** Start Data provided **

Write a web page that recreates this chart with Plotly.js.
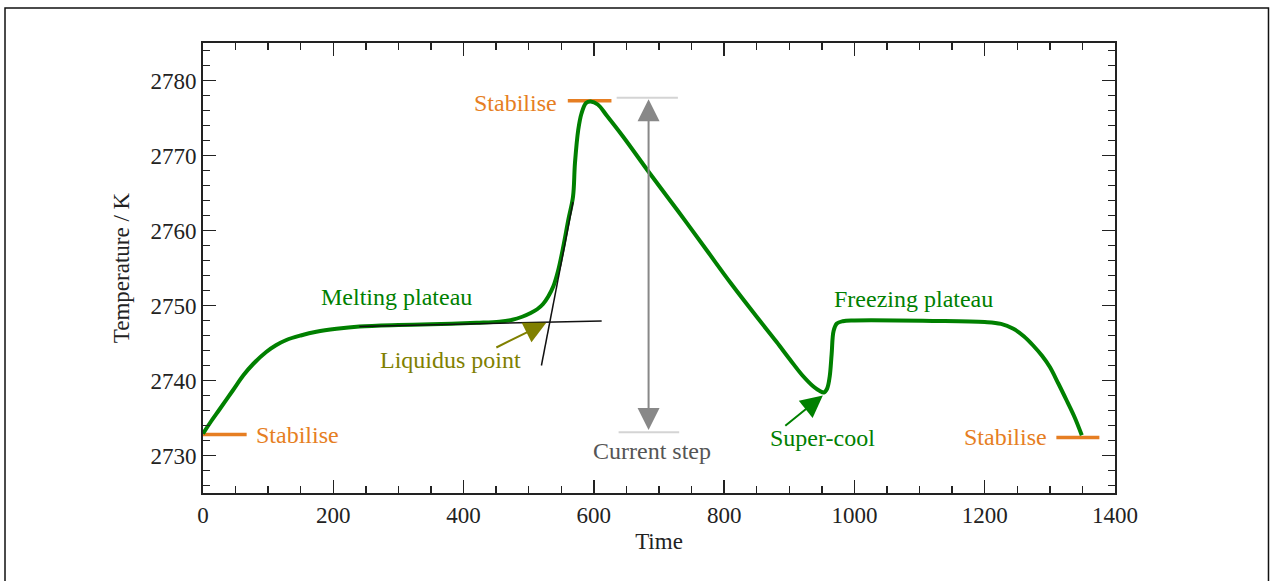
<!DOCTYPE html>
<html>
<head>
<meta charset="utf-8">
<script src="https://cdn.plot.ly/plotly-3.0.1.min.js"></script>
<style>
html,body{margin:0;padding:0;background:#fff;}
#chart{width:1270px;height:581px;}
</style>
</head>
<body>
<div id="chart"></div>
<script>
// ---- data ----
const curveTime = [0, 12, 25, 46, 62, 77, 97, 112, 128, 150, 174, 205, 240, 300, 350, 420, 455, 475, 490, 503, 513, 522, 530, 538, 545, 553, 561, 568, 571, 576, 581, 588, 595, 606, 620, 645, 686, 730, 773, 810, 850, 880, 901, 920, 937, 947, 953, 958, 962, 965, 968, 973, 982, 1000, 1120, 1200, 1225, 1244, 1260, 1274, 1288, 1300, 1313, 1326, 1338, 1349];
const curveTemp = [2732.9, 2734.5, 2736.1, 2738.7, 2740.7, 2742.2, 2743.8, 2744.7, 2745.4, 2746.0, 2746.5, 2746.9, 2747.2, 2747.4, 2747.5, 2747.7, 2747.85, 2748.1, 2748.5, 2749.0, 2749.5, 2750.2, 2751.2, 2752.6, 2754.6, 2757.8, 2761.5, 2764.5, 2769.0, 2773.4, 2775.6, 2777.0, 2777.2, 2776.8, 2775.3, 2772.5, 2767.6, 2762.5, 2757.4, 2753.0, 2748.5, 2745.2, 2742.8, 2740.7, 2739.2, 2738.6, 2738.4, 2738.9, 2740.5, 2743.5, 2746.6, 2747.6, 2747.9, 2748.0, 2747.95, 2747.8, 2747.55, 2746.9, 2745.9, 2744.7, 2743.3, 2741.8, 2739.6, 2737.3, 2735.1, 2732.7];

const stabiliseStartTime = [0, 67];
const stabiliseStartTemp = [2732.8, 2732.8];
const stabilisePeakTime = [560, 627];
const stabilisePeakTemp = [2777.3, 2777.3];
const stabiliseEndTime = [1310, 1376];
const stabiliseEndTemp = [2732.4, 2732.4];

const plateauTangentTime = [240, 612];
const plateauTangentTemp = [2747.2, 2747.95];
const riseTangentTime = [519.5, 568];
const riseTangentTemp = [2742.0, 2763.8];

const stepTopTime = [635, 729];
const stepTopTemp = [2777.7, 2777.7];
const stepBottomTime = [638, 731];
const stepBottomTemp = [2733.1, 2733.1];
const stepArrowTime = 684;
const stepArrowTemps = [2733.2, 2777.5];

const liquidusTip = [527, 2747.7];
const liquidusTail = [448, 2744.3];
const supercoolTip = [951.5, 2738.0];
const supercoolTail = [891.6, 2733.8];

const xTicks = [0, 200, 400, 600, 800, 1000, 1200, 1400];
const yTicks = [2730, 2740, 2750, 2760, 2770, 2780];

// ---- colours / styles ----
const GREEN = '#008000';
const ORANGE = '#e67e22';
const OLIVE = '#808000';
const FONT = 'Liberation Serif, Times New Roman, serif';

function seg(x, y, color, width) {
  return {x: x, y: y, type: 'scatter', mode: 'lines', hoverinfo: 'skip', showlegend: false,
          line: {color: color, width: width}};
}

const traces = [
  seg(stepTopTime, stepTopTemp, '#d4d4d4', 2),
  seg(stepBottomTime, stepBottomTemp, '#d4d4d4', 2),
  seg(stabiliseStartTime, stabiliseStartTemp, ORANGE, 3.5),
  seg(stabilisePeakTime, stabilisePeakTemp, ORANGE, 3.5),
  seg(stabiliseEndTime, stabiliseEndTemp, ORANGE, 3.5),
  {x: curveTime, y: curveTemp, type: 'scatter', mode: 'lines', showlegend: false, hoverinfo: 'skip',
   line: {color: GREEN, width: 4, shape: 'spline', smoothing: 1.0}},
  seg(plateauTangentTime, plateauTangentTemp, '#111', 1.5),
  seg(riseTangentTime, riseTangentTemp, '#111', 1.5)
];

function label(text, x, y, color, xanchor) {
  return {text: text, x: x, y: y, xref: 'x', yref: 'y', showarrow: false,
          xanchor: xanchor || 'center', yanchor: 'middle',
          font: {family: FONT, size: 24, color: color}};
}
function arrow(tip, tail, color, side) {
  return {text: '', x: tip[0], y: tip[1], ax: tail[0], ay: tail[1], xref: 'x', yref: 'y',
          axref: 'x', ayref: 'y', showarrow: true, arrowhead: 2, arrowsize: 2.2, arrowwidth: 2,
          arrowcolor: color, standoff: 0, startstandoff: 0, arrowside: side || 'end', startarrowhead: 2, startarrowsize: 2.2};
}

const annotations = [
  label('Stabilise', 78, 2732.7, ORANGE, 'left'),
  label('Stabilise', 547, 2777.0, ORANGE, 'right'),
  label('Stabilise', 1298, 2732.45, ORANGE, 'right'),
  label('Melting plateau', 297, 2751.2, GREEN),
  label('Freezing plateau', 1091, 2750.9, GREEN),
  label('Liquidus point', 380, 2742.7, OLIVE),
  label('Current step', 690, 2730.6, '#555555'),
  label('Super-cool', 951, 2732.3, GREEN),
  arrow([stepArrowTime, stepArrowTemps[1]], [stepArrowTime, stepArrowTemps[0]], '#888888', 'end+start'),
  arrow(liquidusTip, liquidusTail, OLIVE),
  arrow(supercoolTip, supercoolTail, GREEN)
];

const axisCommon = {
  showline: true, linecolor: '#222', linewidth: 2, mirror: 'ticks',
  ticks: 'inside', ticklen: 13, tickwidth: 1.5, tickcolor: '#222',
  showgrid: false, zeroline: false,
  tickfont: {family: FONT, size: 23, color: '#222'},
};

const layout = {
  width: 1270, height: 581,
  margin: {l: 203, r: 155, t: 43, b: 88},
  paper_bgcolor: '#fff', plot_bgcolor: '#fff',
  xaxis: Object.assign({}, axisCommon, {
    range: [0, 1400], tickmode: 'array', tickvals: xTicks, ticktext: xTicks.map(String),
    minor: {ticks: 'inside', ticklen: 7, tickwidth: 1.5, tickcolor: '#222', dtick: 50, tick0: 0, showgrid: false},
    title: {text: 'Time', font: {family: FONT, size: 23, color: '#222'}, standoff: 6}
  }),
  yaxis: Object.assign({}, axisCommon, {
    range: [2725, 2785], tickmode: 'array', tickvals: yTicks, ticktext: yTicks.map(String),
    minor: {ticks: 'inside', ticklen: 7, tickwidth: 1.5, tickcolor: '#222', dtick: 2, tick0: 2730, showgrid: false},
    title: {text: 'Temperature / K', font: {family: FONT, size: 23, color: '#222'}, standoff: 14}
  }),
  annotations: annotations,
  shapes: [{type: 'rect', xref: 'paper', yref: 'paper', x0: -0.2171, x1: 1.1683, y0: -0.25, y1: 1.0778,
            line: {color: '#111', width: 1.5}, fillcolor: 'rgba(0,0,0,0)', layer: 'below'}]
};

Plotly.newPlot('chart', traces, layout, {staticPlot: true, displayModeBar: false});
</script>
</body>
</html>
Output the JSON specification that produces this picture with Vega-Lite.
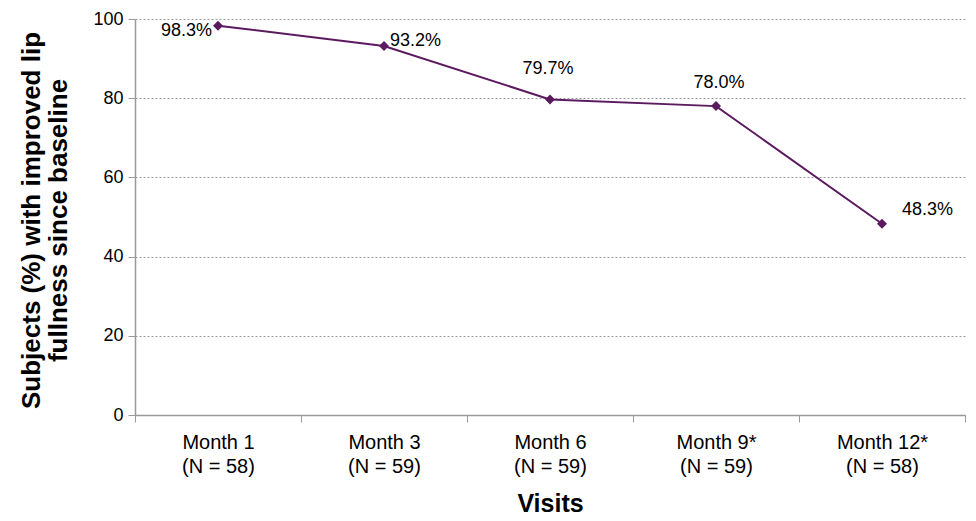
{
  "$schema": "https://vega.github.io/schema/vega-lite/v6.json",
  "width": 830,
  "height": 396,
  "autosize": "none",
  "padding": {"left": 135, "top": 19, "right": 11, "bottom": 106},
  "background": "white",
  "config": {
    "font": "Liberation Sans",
    "view": {"stroke": null}
  },
  "data": {
    "values": [
      {"visit": "Month 1|(N = 58)", "pct": 98.3, "label": "98.3%", "pos": "left"},
      {"visit": "Month 3|(N = 59)", "pct": 93.2, "label": "93.2%", "pos": "right"},
      {"visit": "Month 6|(N = 59)", "pct": 79.7, "label": "79.7%", "pos": "top"},
      {"visit": "Month 9*|(N = 59)", "pct": 78.0, "label": "78.0%", "pos": "top2"},
      {"visit": "Month 12*|(N = 58)", "pct": 48.3, "label": "48.3%", "pos": "topright"}
    ]
  },
  "encoding": {
    "x": {
      "field": "visit", "type": "nominal", "sort": null,
      "scale": {"paddingInner": 0, "paddingOuter": 0},
      "axis": {
        "title": "Visits", "titleFontSize": 25, "titleFontWeight": "bold", "titleColor": "#000", "titlePadding": 15,
        "labelExpr": "split(datum.label, '|')", "labelAngle": 0, "labelFontSize": 20, "labelColor": "#000",
        "labelLineHeight": 24, "labelPadding": 10,
        "tickBand": "extent", "tickColor": "#999", "tickSize": 7, "domainColor": "#999", "domainWidth": 1.5
      }
    },
    "y": {
      "field": "pct", "type": "quantitative",
      "scale": {"domain": [0, 100]},
      "axis": {
        "title": ["Subjects (%) with improved lip", "fullness since baseline"],
        "titleFontSize": 26, "titleFontWeight": "bold", "titleColor": "#000", "titleLineHeight": 27,
        "titleX": -117, "titleY": 201, "titleAngle": -90, "titleAlign": "center", "titleBaseline": "top",
        "values": [0, 20, 40, 60, 80, 100], "labelFontSize": 18, "labelColor": "#000", "labelPadding": 5,
        "tickColor": "#999", "tickSize": 7, "domainColor": "#999", "domainWidth": 1.5,
        "grid": true, "gridColor": "#999", "gridDash": [2, 2], "gridWidth": 1
      }
    }
  },
  "layer": [
    {"mark": {"type": "line", "color": "#5b1a5f", "strokeWidth": 2}},
    {"mark": {"type": "point", "shape": "diamond", "filled": true, "color": "#5b1a5f", "size": 100, "opacity": 1}},
    {
      "transform": [{"filter": "datum.pos == 'left'"}],
      "mark": {"type": "text", "align": "right", "baseline": "middle", "dx": -6, "dy": 5, "fontSize": 18, "color": "#000"},
      "encoding": {"text": {"field": "label"}}
    },
    {
      "transform": [{"filter": "datum.pos == 'right'"}],
      "mark": {"type": "text", "align": "left", "baseline": "middle", "dx": 6, "dy": -5, "fontSize": 18, "color": "#000"},
      "encoding": {"text": {"field": "label"}}
    },
    {
      "transform": [{"filter": "datum.pos == 'top'"}],
      "mark": {"type": "text", "align": "center", "baseline": "middle", "dx": -2, "dy": -30, "fontSize": 18, "color": "#000"},
      "encoding": {"text": {"field": "label"}}
    },
    {
      "transform": [{"filter": "datum.pos == 'top2'"}],
      "mark": {"type": "text", "align": "center", "baseline": "middle", "dx": 3, "dy": -23, "fontSize": 18, "color": "#000"},
      "encoding": {"text": {"field": "label"}}
    },
    {
      "transform": [{"filter": "datum.pos == 'topright'"}],
      "mark": {"type": "text", "align": "left", "baseline": "middle", "dx": 20, "dy": -14, "fontSize": 18, "color": "#000"},
      "encoding": {"text": {"field": "label"}}
    }
  ]
}
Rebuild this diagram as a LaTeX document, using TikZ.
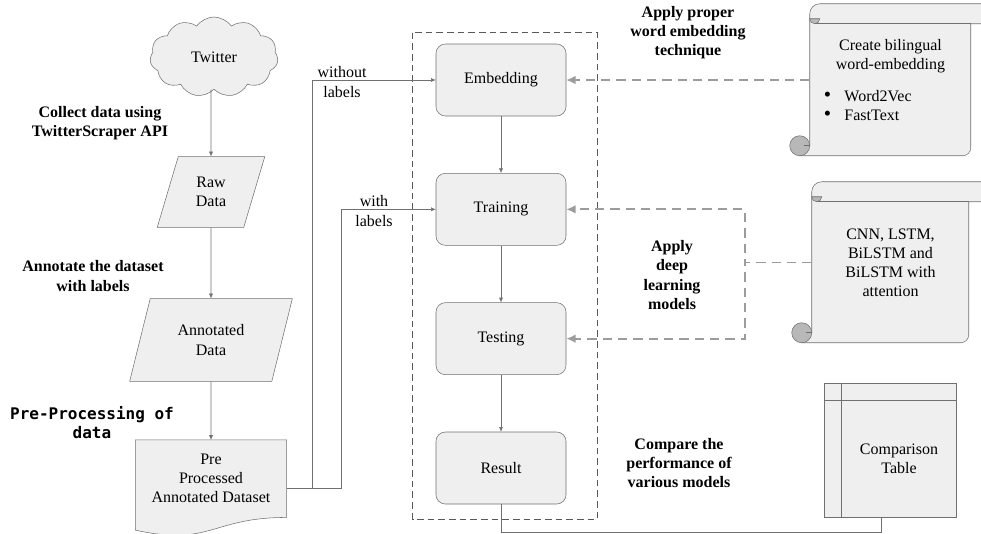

** End Data provided **

Written task.
Looking at the listing above, count the lines that contain "chart" and give nothing but the number.

Answer to the problem.
4